= Building life cycle =

Building life cycle refers to the view of a building over the course of its entire life, viewing it not just as an operational building, but taking into account the design, construction, operation, demolition and waste treatment. The study of the entire impact of a building on its environment has become a de facto requirement for construction in most jurisdictions, owing to the resource-intensive nature of construction. Life cycle analysis considers various aspects of resource utilization in a building, for example, overall energy conservation. Current research is focused on exploring methods of incorporating a whole life cycle view of buildings. It is considered a subset of life-cycle analysis.

==History==

The concept of life cycle analysis evolved since the concept was initially considered in the 1970s and 1980s, when life cycle studies focused on the quantifying the energy and raw resources used by a building, and the load on the sewerage and sanitation systems imposed by waste generated in the building, during the operational life of the structure.
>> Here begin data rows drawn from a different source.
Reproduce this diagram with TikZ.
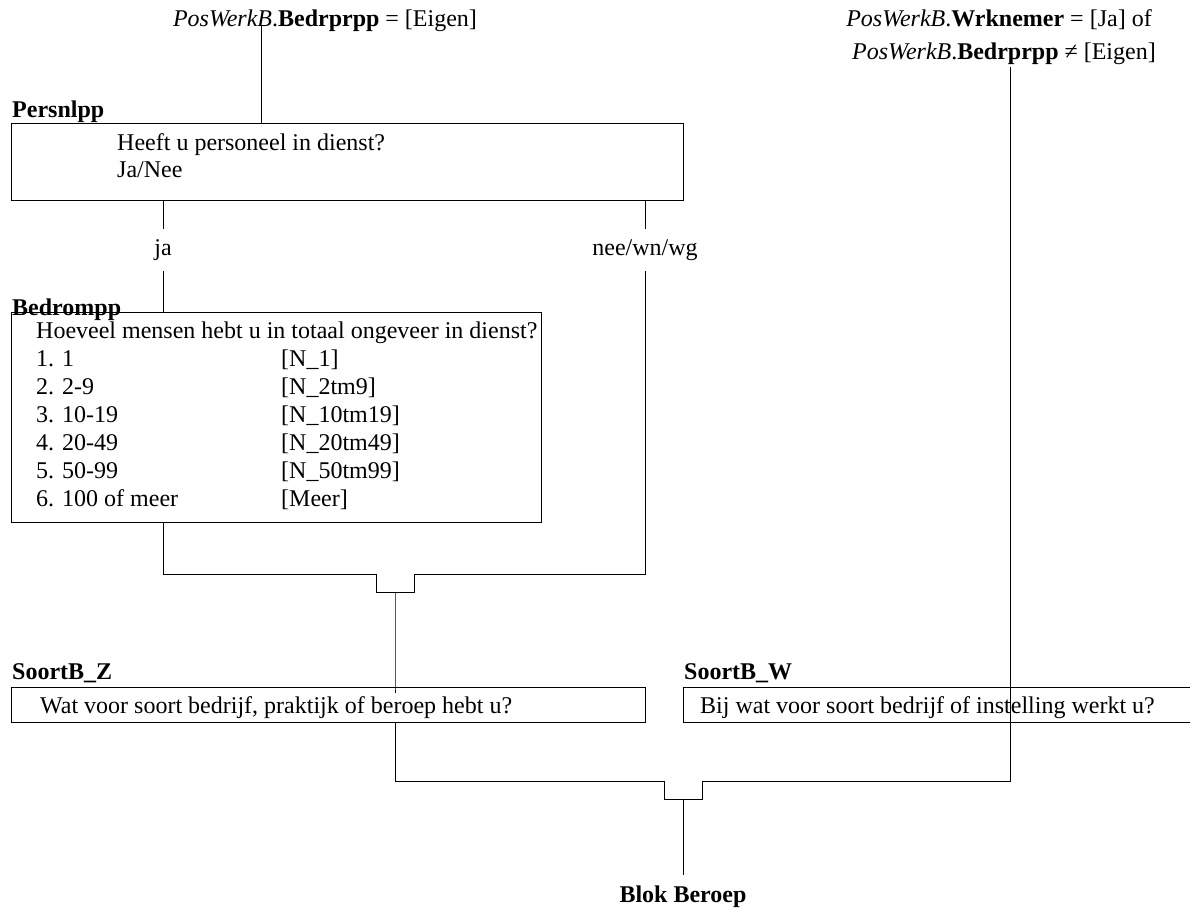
\documentclass[tikz,border=0pt]{standalone}
\usepackage{fontspec}
\setmainfont{Liberation Serif}
\usetikzlibrary{positioning}
\newcommand\qsize{\fontsize{24}{28}\selectfont}

\tikzset{
	qbox/.style={draw, line width=1pt, inner sep=0pt, anchor=north west},
	qlabel/.style={font=\qsize\bfseries, anchor=base west, inner sep=0pt},
	qtext/.style={anchor=base west, inner sep=0pt},
	branch/.style={minimum height=41pt, inner sep=0pt},
	conn/.style={line width=1pt},
}

\begin{document}
\begin{tikzpicture}[x=1pt, y=-1pt, font=\qsize]
		%%%%% START %%%%%
		\useasboundingbox (0,0) rectangle (1190,910);
		
		% conditions on top
		\node[anchor=base, inner sep=3pt] (condz) at (325,27) {\textit{PosWerkB}.\textbf{Bedrprpp} = [Eigen]};
		\node[anchor=base, inner sep=3pt] (condw1) at (999,27) {\textit{PosWerkB}.\textbf{Wrknemer} = [Ja] of};
		\node[anchor=base, inner sep=3pt] (condw2) at (1004,59) {\textit{PosWerkB}.\textbf{Bedrprpp} ≠ [Eigen]};
		\coordinate (tz) at (261,26);
		\coordinate (tw) at (1010,67);
		
		% Persnlpp
		\node[qlabel] (persnlpplbl) at (12,117) {Persnlpp};
		\node[qbox, minimum width=672pt, minimum height=77pt] (persnlpp) at (11,123) {};
		\node[qtext, font=\fontsize{24}{27}\selectfont] (persnlpptxt) at (117,150) {\begin{tabular}[t]{@{}l@{}}Heeft u personeel in dienst?\\Ja/Nee\end{tabular}};
		
		\node[branch] (ja) at (163,250) {ja};
		\node[branch] (nee) at (645,250) {nee/wn/wg};
		
		% Bedrompp
		\node[qbox, minimum width=530pt, minimum height=210pt] (bedrompp) at (11,312) {};
		\node[qlabel] (bedrompplbl) at (12,315) {Bedrompp};
		\node[qtext] (bedrompptxt) at (36,338) {\begin{tabular}[t]{@{}p{245pt}@{}l@{}}
			\multicolumn{2}{@{}l@{}}{Hoeveel mensen hebt u in totaal ongeveer in dienst?}\\
			1. 1 & [N\_1]\\
			2. 2-9 & [N\_2tm9]\\
			3. 10-19 & [N\_10tm19]\\
			4. 20-49 & [N\_20tm49]\\
			5. 50-99 & [N\_50tm99]\\
			6. 100 of meer & [Meer]
		\end{tabular}};
		
		% SoortB
		\node[qlabel] (soortzlbl) at (12,679) {SoortB\_Z};
		\node[qbox, minimum width=634pt, minimum height=35pt] (soortz) at (11,687) {};
		\node[qtext] (soortztxt) at (40,713) {Wat voor soort bedrijf, praktijk of beroep hebt u?};
		
		\node[qlabel] (soortwlbl) at (684,679) {SoortB\_W};
		\node[qbox, minimum width=530pt, minimum height=35pt] (soortw) at (683,687) {};
		\node[qtext] (soortwtxt) at (700,713) {Bij wat voor soort bedrijf of instelling werkt u?};
		
		\node[qlabel, anchor=base] (blok) at (683,902) {Blok Beroep};
		
		\coordinate (m1) at (395,592);
		\coordinate (m2) at (683,799);
		
		% connectors
		\draw[conn] (tz) -- (tz |- persnlpp.north);
		\draw[conn] (ja |- persnlpp.south) -- (ja.north);
		\draw[conn] (nee |- persnlpp.south) -- (nee.north);
		\draw[conn] (ja.south) -- (ja |- bedrompp.north);
		
		\draw[conn] (ja |- bedrompp.south) |- ([xshift=-19pt,yshift=18pt]m1) -- ([xshift=-19pt]m1)
			-- ([xshift=19pt]m1) -- ([xshift=19pt,yshift=18pt]m1) -| (nee.south);
		\draw[conn] (m1) -- (m1 |- soortz.north) -- ++(0,6);
		
		\draw[conn] (m1 |- soortz.south) |- ([xshift=-19pt,yshift=18pt]m2) -- ([xshift=-19pt]m2)
			-- ([xshift=19pt]m2) -- ([xshift=19pt,yshift=18pt]m2) -| (tw);
		\draw[conn] (m2) -- ([yshift=10pt]blok.north);
		
		%%%%% END %%%%%
\end{tikzpicture}
\end{document}
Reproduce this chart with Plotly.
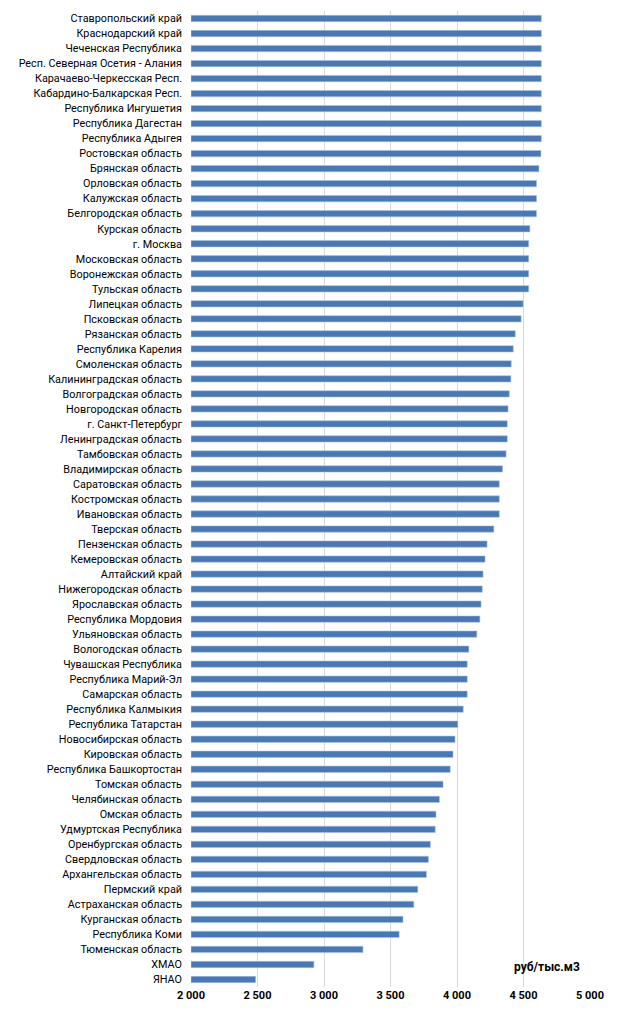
import plotly.graph_objects as go

regions = [
    "Ставропольский край", "Краснодарский край", "Чеченская Республика",
    "Респ. Северная Осетия - Алания", "Карачаево-Черкесская Респ.",
    "Кабардино-Балкарская Респ.", "Республика Ингушетия", "Республика Дагестан",
    "Республика Адыгея", "Ростовская область", "Брянская область",
    "Орловская область", "Калужская область", "Белгородская область",
    "Курская область", "г. Москва", "Московская область", "Воронежская область",
    "Тульская область", "Липецкая область", "Псковская область",
    "Рязанская область", "Республика Карелия", "Смоленская область",
    "Калининградская область", "Волгоградская область", "Новгородская область",
    "г. Санкт-Петербург", "Ленинградская область", "Тамбовская область",
    "Владимирская область", "Саратовская область", "Костромская область",
    "Ивановская область", "Тверская область", "Пензенская область",
    "Кемеровская область", "Алтайский край", "Нижегородская область",
    "Ярославская область", "Республика Мордовия", "Ульяновская область",
    "Вологодская область", "Чувашская Республика", "Республика Марий-Эл",
    "Самарская область", "Республика Калмыкия", "Республика Татарстан",
    "Новосибирская область", "Кировская область", "Республика Башкортостан",
    "Томская область", "Челябинская область", "Омская область",
    "Удмуртская Республика", "Оренбургская область", "Свердловская область",
    "Архангельская область", "Пермский край", "Астраханская область",
    "Курганская область", "Республика Коми", "Тюменская область",
    "ХМАО", "ЯНАО",
]

prices = [
    4634, 4634, 4634, 4634, 4634, 4634, 4634, 4634, 4634, 4631, 4616,
    4598, 4598, 4598, 4548, 4539, 4539, 4539, 4539, 4497, 4482,
    4438, 4423, 4408, 4405, 4393, 4384, 4378, 4378, 4369,
    4342, 4318, 4318, 4318, 4277, 4226, 4211, 4196, 4190,
    4181, 4172, 4149, 4089, 4077, 4077, 4077, 4047, 4006,
    3985, 3970, 3949, 3895, 3868, 3842, 3836, 3800, 3785,
    3770, 3705, 3675, 3594, 3565, 3293, 2924, 2486,
]

tick_vals = [2000, 2500, 3000, 3500, 4000, 4500, 5000]
tick_text = ["2 000", "2 500", "3 000", "3 500", "4 000", "4 500", "5 000"]
unit_label = "руб/тыс.м3"
axis_base = 2000

FONT = "Roboto, sans-serif"

fig = go.Figure(go.Bar(
    x=[p - axis_base for p in prices],
    y=regions,
    base=axis_base,
    orientation="h",
    marker=dict(color="#4A78B2", line=dict(color="#A9C1E0", width=0.6)),
    width=0.42,
    hoverinfo="skip",
))

fig.update_layout(
    width=620, height=1011,
    margin=dict(l=191, r=30, t=11, b=24),
    paper_bgcolor="white", plot_bgcolor="white",
    showlegend=False, hovermode=False, dragmode=False,
    font=dict(family=FONT, size=11, color="#000000"),
    xaxis=dict(
        range=[2000, 5000], tickvals=tick_vals, ticktext=tick_text,
        showgrid=True, gridcolor="#D9D9D9", gridwidth=1,
        zeroline=False, showline=False, ticks="", automargin=False,
        fixedrange=True,
        tickfont=dict(family=FONT, size=11, color="#000000", weight="bold"),
    ),
    yaxis=dict(
        autorange="reversed", showgrid=False, showline=False, ticks="",
        automargin=False, ticklabelstandoff=8, fixedrange=True,
        tickfont=dict(family=FONT, size=10.8, color="#000000"),
    ),
    annotations=[dict(
        text="<b>" + unit_label + "</b>", x=0.892, y=0.0205,
        xref="paper", yref="paper", showarrow=False,
        font=dict(family=FONT, size=12, color="#000000"),
        xanchor="center", yanchor="middle",
    )],
)

fig.write_html(
    "out.html",
    config={"displayModeBar": False, "staticPlot": True},
    post_script="document.body.style.margin='0';document.body.style.overflow='hidden';",
)
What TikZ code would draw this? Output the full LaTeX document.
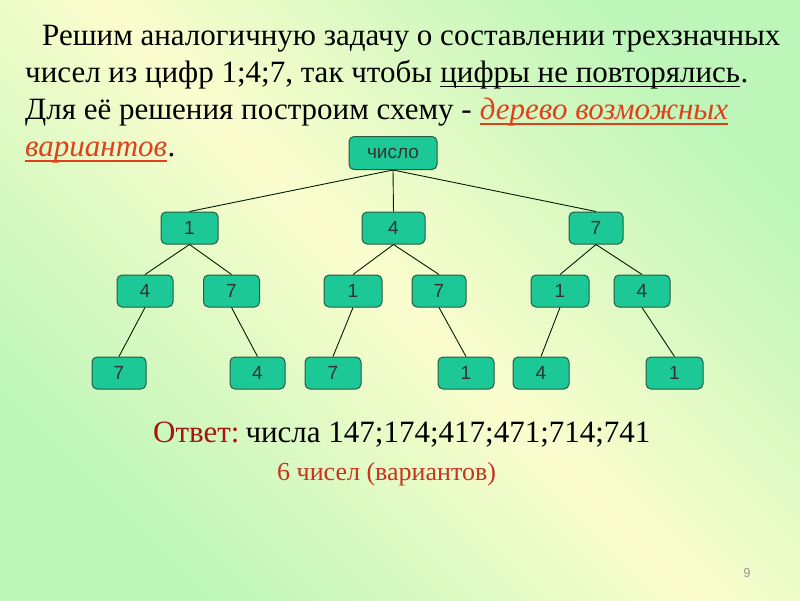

Since then, the methods of analysis has evolved, and presently comprises four stages - definition of scope, inventory analysis and life cycle impact assessment. In the period from 2000 to 2014, studies on sustainable building strategies, for example, energy consumption, specific components of construction, materials, environmental impacts of building subsystems, integrated renewable energy systems, and electrical and thermal systems have been conducted, with the number of publications rising monotonically.